INSTRUCTION: Copy everything in the data below exactly except the pictures.

——

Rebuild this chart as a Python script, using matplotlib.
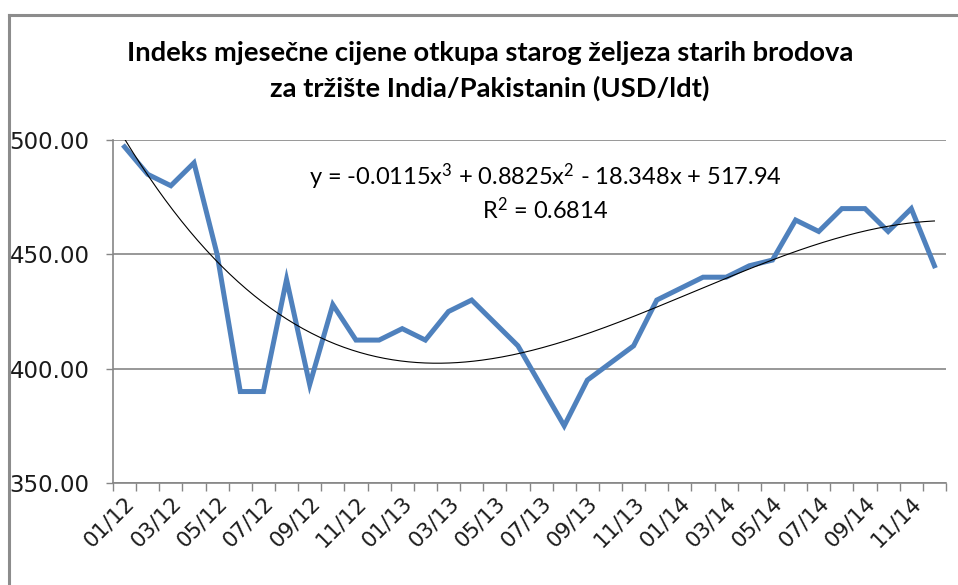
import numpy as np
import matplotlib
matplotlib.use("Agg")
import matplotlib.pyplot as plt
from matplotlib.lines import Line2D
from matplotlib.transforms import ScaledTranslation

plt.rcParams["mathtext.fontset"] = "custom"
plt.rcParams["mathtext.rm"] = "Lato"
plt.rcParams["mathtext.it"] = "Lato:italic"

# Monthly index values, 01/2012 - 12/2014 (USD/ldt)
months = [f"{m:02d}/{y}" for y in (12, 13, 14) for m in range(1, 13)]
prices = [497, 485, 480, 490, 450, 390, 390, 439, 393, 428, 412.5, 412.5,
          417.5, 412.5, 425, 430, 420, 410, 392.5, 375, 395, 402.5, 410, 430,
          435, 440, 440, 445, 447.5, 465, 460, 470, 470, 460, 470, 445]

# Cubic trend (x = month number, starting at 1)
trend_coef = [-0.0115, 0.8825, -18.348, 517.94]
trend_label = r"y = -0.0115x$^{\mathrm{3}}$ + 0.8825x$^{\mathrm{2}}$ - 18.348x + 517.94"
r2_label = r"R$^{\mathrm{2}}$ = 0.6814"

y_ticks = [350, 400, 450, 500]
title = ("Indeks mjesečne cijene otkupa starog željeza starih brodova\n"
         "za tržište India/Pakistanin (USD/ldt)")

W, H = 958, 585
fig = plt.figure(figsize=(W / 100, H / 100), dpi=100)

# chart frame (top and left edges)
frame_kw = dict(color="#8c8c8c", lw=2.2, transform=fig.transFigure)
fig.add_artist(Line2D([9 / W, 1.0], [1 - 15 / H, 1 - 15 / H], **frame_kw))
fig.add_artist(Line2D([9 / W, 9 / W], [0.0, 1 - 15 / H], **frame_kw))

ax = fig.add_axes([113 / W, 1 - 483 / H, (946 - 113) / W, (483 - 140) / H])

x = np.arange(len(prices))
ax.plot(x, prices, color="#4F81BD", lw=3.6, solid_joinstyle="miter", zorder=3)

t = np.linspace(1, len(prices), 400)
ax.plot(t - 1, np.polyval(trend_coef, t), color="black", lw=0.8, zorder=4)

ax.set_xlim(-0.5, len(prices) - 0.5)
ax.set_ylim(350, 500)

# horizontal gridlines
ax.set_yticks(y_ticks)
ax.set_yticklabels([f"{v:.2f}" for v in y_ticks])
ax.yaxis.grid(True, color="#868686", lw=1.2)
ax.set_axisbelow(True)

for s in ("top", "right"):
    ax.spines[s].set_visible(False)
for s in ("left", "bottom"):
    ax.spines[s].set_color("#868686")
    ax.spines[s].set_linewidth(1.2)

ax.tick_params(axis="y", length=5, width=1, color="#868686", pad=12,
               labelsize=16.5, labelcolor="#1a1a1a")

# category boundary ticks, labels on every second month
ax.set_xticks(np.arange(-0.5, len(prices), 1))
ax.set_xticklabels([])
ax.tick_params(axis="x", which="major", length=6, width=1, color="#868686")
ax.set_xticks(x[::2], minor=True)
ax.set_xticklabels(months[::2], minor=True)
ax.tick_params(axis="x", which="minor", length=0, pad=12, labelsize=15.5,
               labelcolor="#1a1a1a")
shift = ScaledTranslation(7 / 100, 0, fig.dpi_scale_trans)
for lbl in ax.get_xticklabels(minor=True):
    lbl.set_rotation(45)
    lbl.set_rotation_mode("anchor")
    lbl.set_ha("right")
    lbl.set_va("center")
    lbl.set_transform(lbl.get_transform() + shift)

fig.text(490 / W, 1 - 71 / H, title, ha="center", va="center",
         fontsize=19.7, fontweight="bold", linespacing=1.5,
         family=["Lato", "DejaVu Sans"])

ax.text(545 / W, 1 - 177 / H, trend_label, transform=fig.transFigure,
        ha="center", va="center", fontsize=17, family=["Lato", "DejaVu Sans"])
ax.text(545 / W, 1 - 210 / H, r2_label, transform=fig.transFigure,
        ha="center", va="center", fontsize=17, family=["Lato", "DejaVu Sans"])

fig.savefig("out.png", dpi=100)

——

RESULT OF THIS TASK:
Rebuild this chart as a Python script, using matplotlib.
import numpy as np
import matplotlib
matplotlib.use("Agg")
import matplotlib.pyplot as plt
from matplotlib.lines import Line2D
from matplotlib.transforms import ScaledTranslation

plt.rcParams["mathtext.fontset"] = "custom"
plt.rcParams["mathtext.rm"] = "Lato"
plt.rcParams["mathtext.it"] = "Lato:italic"

# Monthly index values, 01/2012 - 12/2014 (USD/ldt)
months = [f"{m:02d}/{y}" for y in (12, 13, 14) for m in range(1, 13)]
prices = [497, 485, 480, 490, 450, 390, 390, 439, 393, 428, 412.5, 412.5,
          417.5, 412.5, 425, 430, 420, 410, 392.5, 375, 395, 402.5, 410, 430,
          435, 440, 440, 445, 447.5, 465, 460, 470, 470, 460, 470, 445]

# Cubic trend (x = month number, starting at 1)
trend_coef = [-0.0115, 0.8825, -18.348, 517.94]
trend_label = r"y = -0.0115x$^{\mathrm{3}}$ + 0.8825x$^{\mathrm{2}}$ - 18.348x + 517.94"
r2_label = r"R$^{\mathrm{2}}$ = 0.6814"

y_ticks = [350, 400, 450, 500]
title = ("Indeks mjesečne cijene otkupa starog željeza starih brodova\n"
         "za tržište India/Pakistanin (USD/ldt)")

W, H = 958, 585
fig = plt.figure(figsize=(W / 100, H / 100), dpi=100)

# chart frame (top and left edges)
frame_kw = dict(color="#8c8c8c", lw=2.2, transform=fig.transFigure)
fig.add_artist(Line2D([9 / W, 1.0], [1 - 15 / H, 1 - 15 / H], **frame_kw))
fig.add_artist(Line2D([9 / W, 9 / W], [0.0, 1 - 15 / H], **frame_kw))

ax = fig.add_axes([113 / W, 1 - 483 / H, (946 - 113) / W, (483 - 140) / H])

x = np.arange(len(prices))
ax.plot(x, prices, color="#4F81BD", lw=3.6, solid_joinstyle="miter", zorder=3)

t = np.linspace(1, len(prices), 400)
ax.plot(t - 1, np.polyval(trend_coef, t), color="black", lw=0.8, zorder=4)

ax.set_xlim(-0.5, len(prices) - 0.5)
ax.set_ylim(350, 500)

# horizontal gridlines
ax.set_yticks(y_ticks)
ax.set_yticklabels([f"{v:.2f}" for v in y_ticks])
ax.yaxis.grid(True, color="#868686", lw=1.2)
ax.set_axisbelow(True)

for s in ("top", "right"):
    ax.spines[s].set_visible(False)
for s in ("left", "bottom"):
    ax.spines[s].set_color("#868686")
    ax.spines[s].set_linewidth(1.2)

ax.tick_params(axis="y", length=5, width=1, color="#868686", pad=12,
               labelsize=16.5, labelcolor="#1a1a1a")

# category boundary ticks, labels on every second month
ax.set_xticks(np.arange(-0.5, len(prices), 1))
ax.set_xticklabels([])
ax.tick_params(axis="x", which="major", length=6, width=1, color="#868686")
ax.set_xticks(x[::2], minor=True)
ax.set_xticklabels(months[::2], minor=True)
ax.tick_params(axis="x", which="minor", length=0, pad=12, labelsize=15.5,
               labelcolor="#1a1a1a")
shift = ScaledTranslation(7 / 100, 0, fig.dpi_scale_trans)
for lbl in ax.get_xticklabels(minor=True):
    lbl.set_rotation(45)
    lbl.set_rotation_mode("anchor")
    lbl.set_ha("right")
    lbl.set_va("center")
    lbl.set_transform(lbl.get_transform() + shift)

fig.text(490 / W, 1 - 71 / H, title, ha="center", va="center",
         fontsize=19.7, fontweight="bold", linespacing=1.5,
         family=["Lato", "DejaVu Sans"])

ax.text(545 / W, 1 - 177 / H, trend_label, transform=fig.transFigure,
        ha="center", va="center", fontsize=17, family=["Lato", "DejaVu Sans"])
ax.text(545 / W, 1 - 210 / H, r2_label, transform=fig.transFigure,
        ha="center", va="center", fontsize=17, family=["Lato", "DejaVu Sans"])

fig.savefig("out.png", dpi=100)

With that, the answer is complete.